Problem to work on
Check each line of the listing, and copy it if it contains the word "that".

Source material
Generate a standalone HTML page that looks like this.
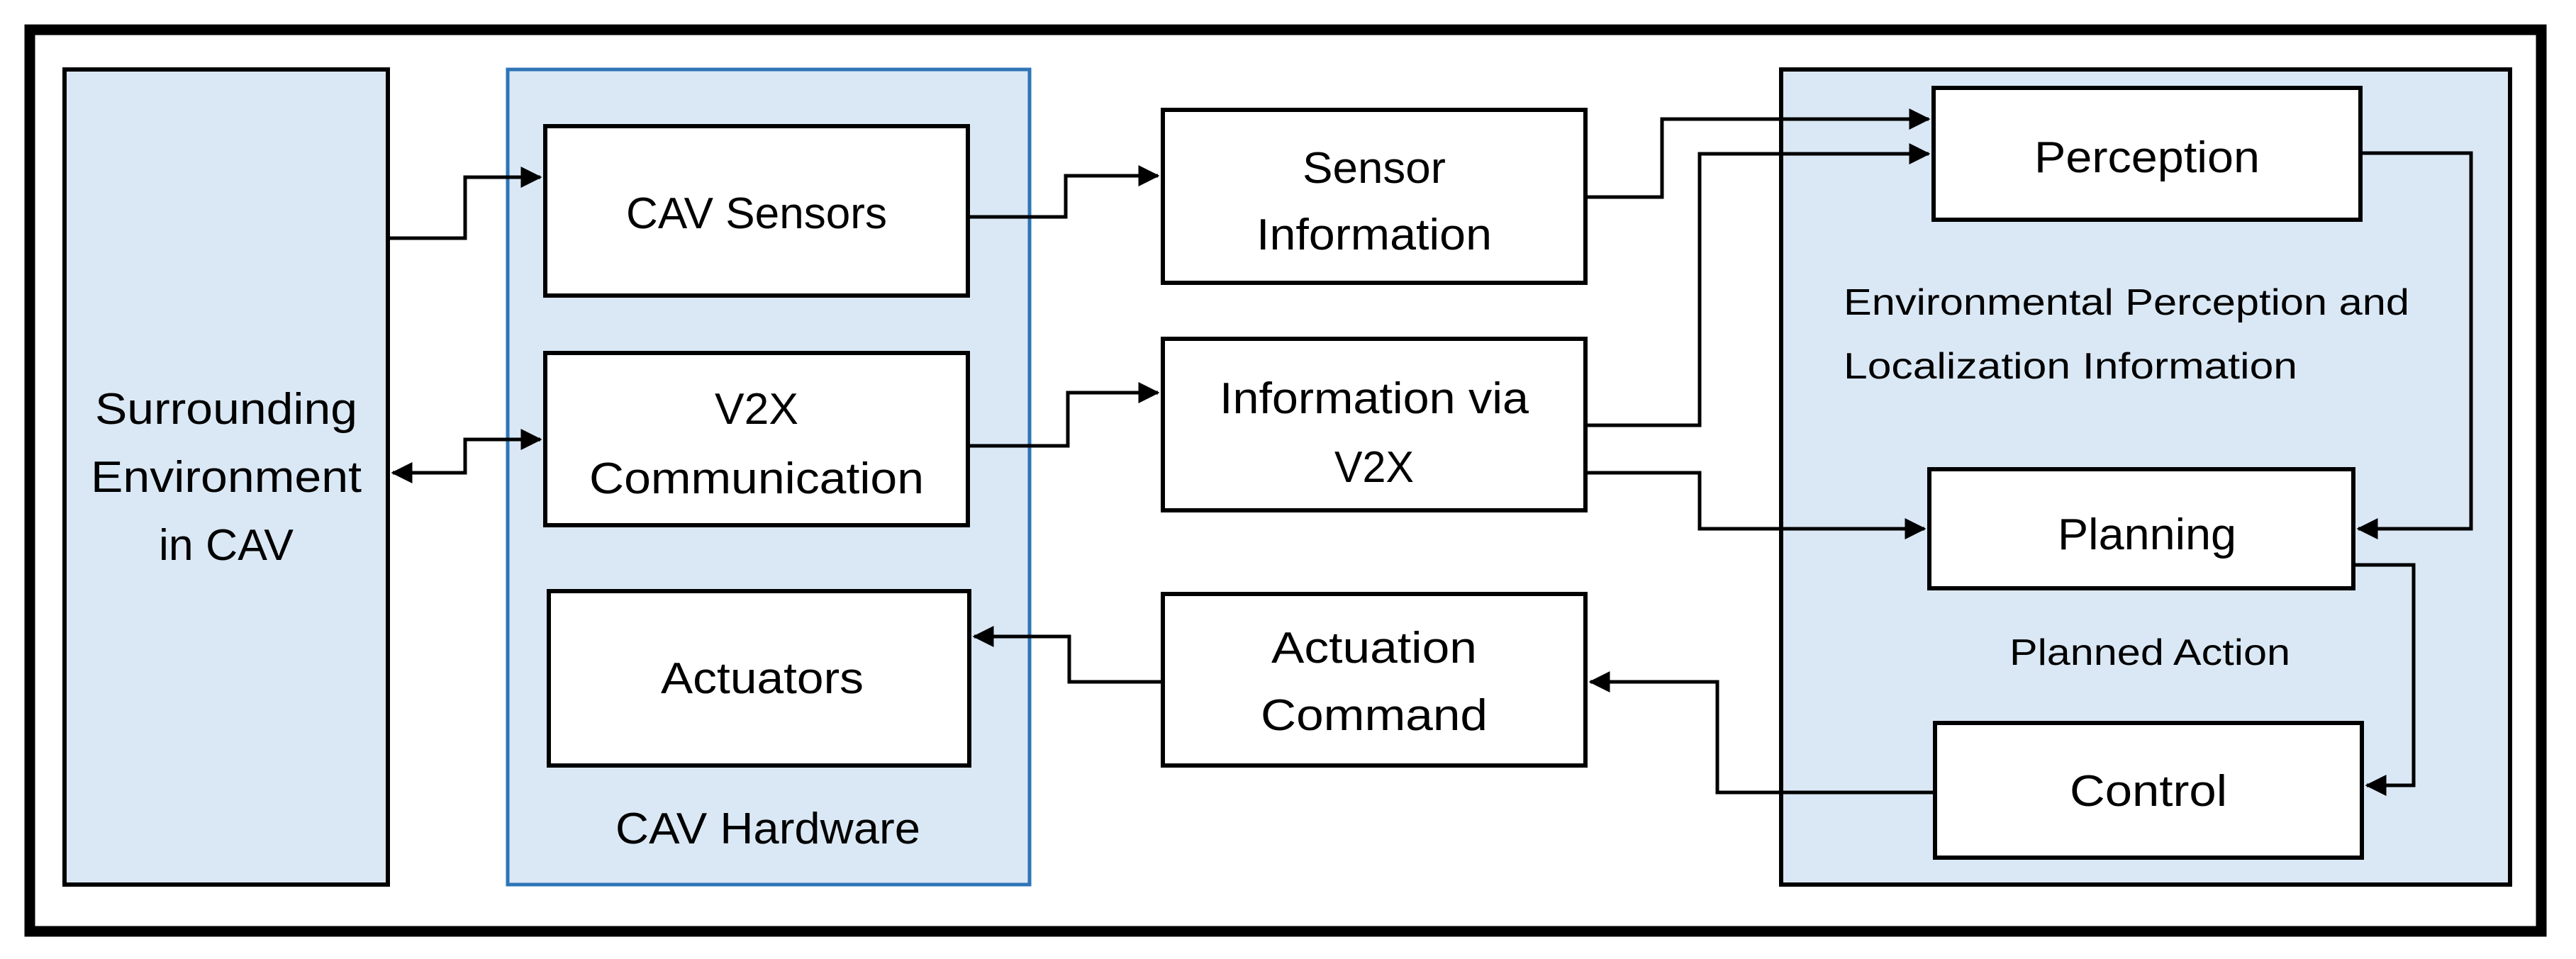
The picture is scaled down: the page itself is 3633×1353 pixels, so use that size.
<!DOCTYPE html>
<html><head><meta charset="utf-8"><style>
html,body{margin:0;padding:0;background:#fff;}
svg{display:block;}
text{font-family:"Liberation Sans",sans-serif;fill:#000;}
</style></head><body>
<svg width="3633" height="1353" viewBox="0 0 3633 1353" xmlns="http://www.w3.org/2000/svg">
<defs>
<marker id="a" markerWidth="6" markerHeight="6" refX="5.5" refY="3" orient="auto" markerUnits="strokeWidth">
<path d="M0,0 L6,3 L0,6 z" fill="#000"/></marker>
<marker id="s" markerWidth="6" markerHeight="6" refX="0.5" refY="3" orient="auto" markerUnits="strokeWidth">
<path d="M6,0 L0,3 L6,6 z" fill="#000"/></marker>
</defs>
<rect x="0" y="0" width="3633" height="1353" fill="#fff"/>
<rect x="42" y="42" width="3542" height="1272" fill="none" stroke="#000" stroke-width="15"/>

<rect x="91" y="98" width="456" height="1150" fill="#dae8f5" stroke="#000" stroke-width="6"/>
<rect x="716" y="98" width="736" height="1150" fill="#dae8f5" stroke="#2e75b6" stroke-width="5"/>
<rect x="2512" y="98" width="1028" height="1150" fill="#dae8f5" stroke="#000" stroke-width="6"/>

<g fill="#fff" stroke="#000" stroke-width="6">
<rect x="769" y="178" width="596" height="239"/>
<rect x="769" y="498" width="596" height="243"/>
<rect x="774" y="834" width="593" height="246"/>
<rect x="1640" y="155" width="596" height="244"/>
<rect x="1640" y="478" width="596" height="242"/>
<rect x="1640" y="838" width="596" height="242"/>
<rect x="2727" y="124" width="602" height="186"/>
<rect x="2721" y="662" width="598" height="168"/>
<rect x="2729" y="1020" width="602" height="190"/>
</g>

<g fill="none" stroke="#000" stroke-width="5">
<polyline points="547,336 656,336 656,250 762,250" marker-end="url(#a)"/>
<polyline points="554,667 656,667 656,620 762,620" marker-start="url(#s)" marker-end="url(#a)"/>
<polyline points="1365,306 1503,306 1503,248 1633,248" marker-end="url(#a)"/>
<polyline points="1365,629 1506,629 1506,554 1633,554" marker-end="url(#a)"/>
<polyline points="2236,278 2344,278 2344,168 2720,168" marker-end="url(#a)"/>
<polyline points="2236,600 2397,600 2397,217 2720,217" marker-end="url(#a)"/>
<polyline points="2236,667 2397,667 2397,746 2714,746" marker-end="url(#a)"/>
<polyline points="3329,216 3485,216 3485,746 3326,746" marker-end="url(#a)"/>
<polyline points="3319,797 3404,797 3404,1108 3338,1108" marker-end="url(#a)"/>
<polyline points="2729,1118 2422,1118 2422,962 2243,962" marker-end="url(#a)"/>
<polyline points="1640,962 1508,962 1508,898 1374,898" marker-end="url(#a)"/>
</g>

<g font-size="62" text-anchor="middle">
<text x="319" y="598" textLength="370" lengthAdjust="spacingAndGlyphs">Surrounding</text>
<text x="319" y="694" textLength="382" lengthAdjust="spacingAndGlyphs">Environment</text>
<text x="319" y="790" textLength="190" lengthAdjust="spacingAndGlyphs">in CAV</text>
<text x="1067" y="322" textLength="368" lengthAdjust="spacingAndGlyphs">CAV Sensors</text>
<text x="1067" y="598" textLength="118" lengthAdjust="spacingAndGlyphs">V2X</text>
<text x="1067" y="696" textLength="472" lengthAdjust="spacingAndGlyphs">Communication</text>
<text x="1075" y="978" textLength="286" lengthAdjust="spacingAndGlyphs">Actuators</text>
<text x="1083" y="1190" textLength="430" lengthAdjust="spacingAndGlyphs">CAV Hardware</text>
<text x="1938" y="258" textLength="202" lengthAdjust="spacingAndGlyphs">Sensor</text>
<text x="1938" y="352" textLength="332" lengthAdjust="spacingAndGlyphs">Information</text>
<text x="1938" y="583" textLength="436" lengthAdjust="spacingAndGlyphs">Information via</text>
<text x="1938" y="680" textLength="112" lengthAdjust="spacingAndGlyphs">V2X</text>
<text x="1938" y="935" textLength="290" lengthAdjust="spacingAndGlyphs">Actuation</text>
<text x="1938" y="1030" textLength="320" lengthAdjust="spacingAndGlyphs">Command</text>
<text x="3028" y="243" textLength="318" lengthAdjust="spacingAndGlyphs">Perception</text>
<text x="3028" y="775" textLength="252" lengthAdjust="spacingAndGlyphs">Planning</text>
<text x="3030" y="1137" textLength="222" lengthAdjust="spacingAndGlyphs">Control</text>
</g>
<g font-size="52">
<text x="2600" y="444" textLength="798" lengthAdjust="spacingAndGlyphs">Environmental Perception and</text>
<text x="2600" y="534" textLength="640" lengthAdjust="spacingAndGlyphs">Localization Information</text>
<text x="2834" y="938" textLength="396" lengthAdjust="spacingAndGlyphs">Planned Action</text>
</g>
</svg>
</body></html>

Correct answer
Generate a standalone HTML page that looks like this.
The picture is scaled down: the page itself is 3633×1353 pixels, so use that size.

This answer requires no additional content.